Like Obama, Fidel Castro — Cuba’s 90-year-old communist dictator who recently died — held grudges. A Yale professor in our group was denied his visa at the last minute because he wrote decades ago that Fidel overstated his baseball prowess. Castro remembered.

Castro took over this once economically vibrant island in 1959, pretending to be selflessly for the "people" and for "democracy." It turned out that he, and his family, were just out for themselves. Castro later decided that socialism/communism was the way to go; that way he'd be in power forever.

Castro seized assets from landowners, corporations and Mafia casino operators. He lived longer than anyone could expect for a man who stole hotels and casinos from gangster “Lucky” Luciano.

After 55 years of rule — and a personal net worth stolen from his people of about $1 billion — he felt that, at age 85 and with his government pension, he had enough money to get him to the barn. Just imagine how much more Castro would have been worth had he not been a "share the wealth" communist.

Fidel Castro realized he was not going to live forever; he's not Larry King. So he appointed his brother and closest family confidant, Raul, to rule.

Desperate for a positive legacy item, Obama set about normalizing relations with Cuba. This means that soon they will have nukes and we will get a box of cigars. In that island nation, Obama is more popular than Castro. When Obama visited Cuba, murals of Obama, Che Guevara and Fidel were everywhere.

My main takeaway: Cuba is a political and economic lesson not taught well enough to our schoolchildren. With the rise in popularity of Bernie Sanders and Jill Stein, it's clear that Americans do not understand the dire lessons of socialism's poisonous ideology and the devastation it brings to every country that has fallen prey to its hollow temptations. In a troubling Pew Research Center survey, 49 percent of 18- to 29-year-olds had a positive reaction to the word "socialism."

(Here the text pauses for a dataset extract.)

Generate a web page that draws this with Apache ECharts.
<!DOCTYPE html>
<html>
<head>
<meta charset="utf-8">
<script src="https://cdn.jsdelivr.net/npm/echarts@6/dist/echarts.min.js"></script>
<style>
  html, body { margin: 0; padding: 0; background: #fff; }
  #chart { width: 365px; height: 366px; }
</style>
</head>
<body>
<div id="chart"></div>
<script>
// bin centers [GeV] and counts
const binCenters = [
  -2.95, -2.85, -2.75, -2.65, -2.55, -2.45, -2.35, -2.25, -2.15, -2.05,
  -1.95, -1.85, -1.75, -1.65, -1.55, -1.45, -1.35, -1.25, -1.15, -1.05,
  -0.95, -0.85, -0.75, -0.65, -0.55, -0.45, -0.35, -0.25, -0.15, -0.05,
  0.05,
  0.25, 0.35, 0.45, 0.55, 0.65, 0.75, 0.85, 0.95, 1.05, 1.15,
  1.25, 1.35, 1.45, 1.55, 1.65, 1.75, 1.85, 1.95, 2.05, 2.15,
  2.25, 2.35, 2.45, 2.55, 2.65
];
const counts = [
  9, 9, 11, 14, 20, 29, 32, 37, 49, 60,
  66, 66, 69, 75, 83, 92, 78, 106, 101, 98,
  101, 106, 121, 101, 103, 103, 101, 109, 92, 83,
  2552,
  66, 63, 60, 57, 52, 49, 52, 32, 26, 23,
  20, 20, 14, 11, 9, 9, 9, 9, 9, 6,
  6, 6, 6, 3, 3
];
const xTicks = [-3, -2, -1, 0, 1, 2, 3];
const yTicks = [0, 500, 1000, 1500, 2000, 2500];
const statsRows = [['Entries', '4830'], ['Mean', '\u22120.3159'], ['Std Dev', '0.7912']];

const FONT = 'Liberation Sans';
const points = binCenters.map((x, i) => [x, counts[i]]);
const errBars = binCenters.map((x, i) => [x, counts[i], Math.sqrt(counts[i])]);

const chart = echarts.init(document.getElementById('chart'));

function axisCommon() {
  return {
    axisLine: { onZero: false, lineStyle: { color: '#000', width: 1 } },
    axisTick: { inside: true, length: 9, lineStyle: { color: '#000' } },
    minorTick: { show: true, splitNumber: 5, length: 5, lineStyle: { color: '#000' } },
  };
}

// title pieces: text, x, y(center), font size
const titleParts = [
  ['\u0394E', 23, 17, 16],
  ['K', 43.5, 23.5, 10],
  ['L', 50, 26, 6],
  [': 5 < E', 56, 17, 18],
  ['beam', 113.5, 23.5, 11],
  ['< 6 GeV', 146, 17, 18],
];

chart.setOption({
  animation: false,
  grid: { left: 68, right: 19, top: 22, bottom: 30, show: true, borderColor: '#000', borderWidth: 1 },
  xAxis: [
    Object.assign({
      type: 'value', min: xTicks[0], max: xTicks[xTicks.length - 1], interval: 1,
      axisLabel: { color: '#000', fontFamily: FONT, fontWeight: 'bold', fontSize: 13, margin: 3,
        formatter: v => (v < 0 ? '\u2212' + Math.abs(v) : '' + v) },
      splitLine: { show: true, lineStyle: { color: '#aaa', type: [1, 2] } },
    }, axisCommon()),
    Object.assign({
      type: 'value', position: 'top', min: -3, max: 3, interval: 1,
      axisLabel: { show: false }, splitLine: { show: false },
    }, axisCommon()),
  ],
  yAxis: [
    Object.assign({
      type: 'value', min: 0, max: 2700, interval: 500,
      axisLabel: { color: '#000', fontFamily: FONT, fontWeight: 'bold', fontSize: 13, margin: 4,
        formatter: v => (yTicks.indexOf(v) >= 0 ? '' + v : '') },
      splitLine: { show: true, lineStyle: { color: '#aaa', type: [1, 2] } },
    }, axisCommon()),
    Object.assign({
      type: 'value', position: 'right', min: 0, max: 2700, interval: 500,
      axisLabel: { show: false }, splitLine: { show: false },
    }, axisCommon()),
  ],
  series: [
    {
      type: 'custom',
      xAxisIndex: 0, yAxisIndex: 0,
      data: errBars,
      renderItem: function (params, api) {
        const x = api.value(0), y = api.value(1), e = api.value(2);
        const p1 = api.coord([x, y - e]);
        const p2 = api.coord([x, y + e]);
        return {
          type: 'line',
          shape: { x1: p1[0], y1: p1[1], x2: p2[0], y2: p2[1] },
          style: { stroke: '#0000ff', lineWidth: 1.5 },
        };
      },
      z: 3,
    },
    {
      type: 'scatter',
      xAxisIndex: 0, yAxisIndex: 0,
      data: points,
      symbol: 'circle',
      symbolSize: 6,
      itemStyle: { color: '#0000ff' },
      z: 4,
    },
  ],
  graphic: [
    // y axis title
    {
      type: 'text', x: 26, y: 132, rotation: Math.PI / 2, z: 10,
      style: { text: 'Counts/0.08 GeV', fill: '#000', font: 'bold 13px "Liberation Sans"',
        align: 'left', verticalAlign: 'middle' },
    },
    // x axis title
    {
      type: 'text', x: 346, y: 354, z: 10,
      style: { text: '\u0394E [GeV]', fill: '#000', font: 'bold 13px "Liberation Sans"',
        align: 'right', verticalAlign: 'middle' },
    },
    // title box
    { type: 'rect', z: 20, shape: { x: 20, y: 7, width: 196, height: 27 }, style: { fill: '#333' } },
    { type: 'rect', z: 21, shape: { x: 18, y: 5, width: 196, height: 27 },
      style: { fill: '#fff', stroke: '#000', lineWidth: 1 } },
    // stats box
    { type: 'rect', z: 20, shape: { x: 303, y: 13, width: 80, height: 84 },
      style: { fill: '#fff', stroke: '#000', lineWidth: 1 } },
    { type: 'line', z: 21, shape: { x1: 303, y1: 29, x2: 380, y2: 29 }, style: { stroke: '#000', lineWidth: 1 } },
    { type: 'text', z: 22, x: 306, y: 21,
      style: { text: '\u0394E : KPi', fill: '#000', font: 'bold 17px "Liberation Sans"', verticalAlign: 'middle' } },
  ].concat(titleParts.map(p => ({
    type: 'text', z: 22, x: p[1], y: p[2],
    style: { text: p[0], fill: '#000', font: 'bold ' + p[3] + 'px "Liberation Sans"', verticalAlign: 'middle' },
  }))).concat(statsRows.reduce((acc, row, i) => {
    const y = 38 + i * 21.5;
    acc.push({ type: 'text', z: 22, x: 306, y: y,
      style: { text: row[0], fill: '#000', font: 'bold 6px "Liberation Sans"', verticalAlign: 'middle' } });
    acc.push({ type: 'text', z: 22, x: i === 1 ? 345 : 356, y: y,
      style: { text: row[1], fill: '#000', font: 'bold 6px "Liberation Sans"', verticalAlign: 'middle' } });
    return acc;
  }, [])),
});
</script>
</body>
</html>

U.S. teachers, who generally lean left, romanticize Marxist revolutionaries. Kids today wear iconic Che T-shirts, unaware of the 3,000 political murders he committed and economic devastation he caused.

Fifty years of Cuban socialist rule have turned a prosperous country into an impoverished one. Cubans earn $20 a month. Everything is "free" — it's just that there is none of it. Store shelves are empty; even toilet paper is scarce. All the "evil" businesses were run out of Cuba. Seventy percent of the people work for the government, so there is no one left to tax.

Trump should stick with Obama’s stance toward Cuba and see what happens.